Poveri ricchi
Davide Giacalone – Libero
La notizia più modaiola è che Pier Paolo Baretta, sottosegretario all’economia ed esponente del Partito democratico, non usa twitter. Le notizie di sostanza sono più succose: a. chi guadagna 3500 euro netti al mese è da considerarsi ricco; b. la pressione fiscale crescerà, se non altro cancellando le detrazioni; c. al governo studiano come prendere soldi ai pensionati e ai lavoratori (considerati) ricchi. Già che ci si trova, Baretta, non solo non segue i cinguettii, ma neanche legge i giornali, dato che annuncia vita difficile per gli evasori, essendogli sfuggito che la nuova direttrice dell’Agenzia delle entrate (nominata dal governo di cui lui non si è accorto di fare parte) ha già detto che molti dei crediti fiscali contabilizzati sono da considerarsi inesigibili. Immaginari. Non varrebbe la pena di occuparsene, se non fosse che le parole di Baretta, rilasciate a La Stampa, sono la più semplice e chiara spiegazione del perché gli 80 euro elargiti dal governo non hanno funzionato: perché non puoi incentivare la fiducia e terrorizzare al tempo stesso. Fra le due cose prevale la seconda. E queste parole sono da terrore fiscale.

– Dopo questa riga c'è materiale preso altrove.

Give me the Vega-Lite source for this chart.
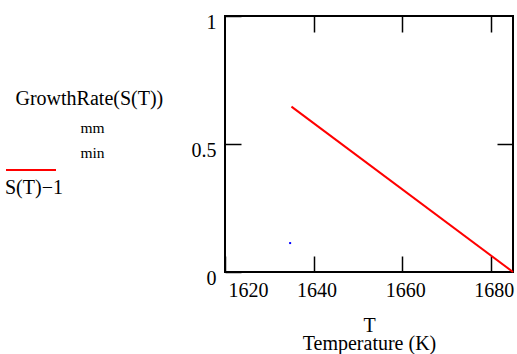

Baretta crede di dire una cosa giusta quando afferma: «i redditi più alti dovranno contribuire» all’uscita dalla crisi. È un record di sintesi e di errori. Punto primo, i redditi più alti pagano da lustri tasse da esproprio. Se la coniugazione al futuro del verbo significa che si vuol chiedere ancora di più la sola conseguenza logica di un tale atteggiamento è la fuga all’estero di chi può permetterselo. E molti produttori lo hanno fatto e vieppiù lo faranno, sollecitati da tali sconsideratezze. Punto secondo, se per uscire dalla crisi si pensa di togliere ancora di più ai contribuenti, per dare a una spesa pubblica che non riesce a limitarsi e a un debito pubblico che continua a crescere, vuol dire che non si è capito un accidente non solo di quel che è già successo, ma di ciò che sta succedendo ovunque non abbiano venduto il cervello al satanismo fiscale: si esce dalla crisi restituendo libertà e soldi ai cittadini, non facendo il contrario. Baretta, quindi, ripetendo il luogocomunismo dello statalismo nemico del benessere, crede di dire cose scontate, ma è scontato che sono cose mortali.
A questo si aggiunga il bel pernacchio a Matteo Renzi e ai suoi “#madeche”, dato che lo smentisce e conferma che il governo sta studiando il modo di prendere ancora soldi dalle pensioni. Solo che, badate bene, non lo fa adducendo la motivazione della distanza fra i contributi versati e la rendita che si riscuote, il che ha ancora un senso, ma stabilendo che i ricchi devono pagare. A prescindere. Ed è certamente ricco chi prende 3.500 euro al mese. Quindi si è ricchi anche con di meno. Baretta ha mai mantenuto una famiglia che non sia a sua volta mantenuta dallo politica o dal sindacato? Definire ricco chi ha un reddito netto annuo di 42.000 euro è un insulto. È segno che chi parla non ha idea di quanto valga il denaro e quanto ne serva per campare. Se si definisce ricco quel livello è segno che si anela un’Italia in cui trionfi la miseria.
Non contento ci fa sapere che sul tavolo del governo si studia come aumentare le tasse, tagliando le detrazioni. E qui arriviamo al dunque: ecco perché la regalia propagandistica degli 80 euro (comunque sbagliata) non funziona, perché chi la riceve sa che gli sarà tolta dalla stessa mano che finge di donare. Baretta conferma. E chi è onesto, come la gran parte degli italiani, tende a tenere i soldi e restare pronto per quando andranno a chiederglieli. Con il che ti saluto la ripresa dei consumi.
La ciliegina sulla torta arriva alla fine: Alessandro Barbera (complimenti per la bella intervista) gli domanda se si riuscirà mai a vendere patrimonio pubblico per abbattere il debito, e Baretta il grande (non dico cosa) gli risponde che il ministro della difesa ha già firmato un accordo con tre grandi comuni, per la cessione di aree, il giornalista gli fa osservare che in quel modo si passa dallo Stato ai comuni e non si vende nulla, e Baretta l’immenso asserisce: il patrimonio va valorizzato. Uno così va subito tolto da dove si trova e spedito a Pompei. Non certo perché saprebbe valorizzare alcunché, ma perché non potrebbe fare più danni di quanti già non ne fanno l’incuria e il tempo.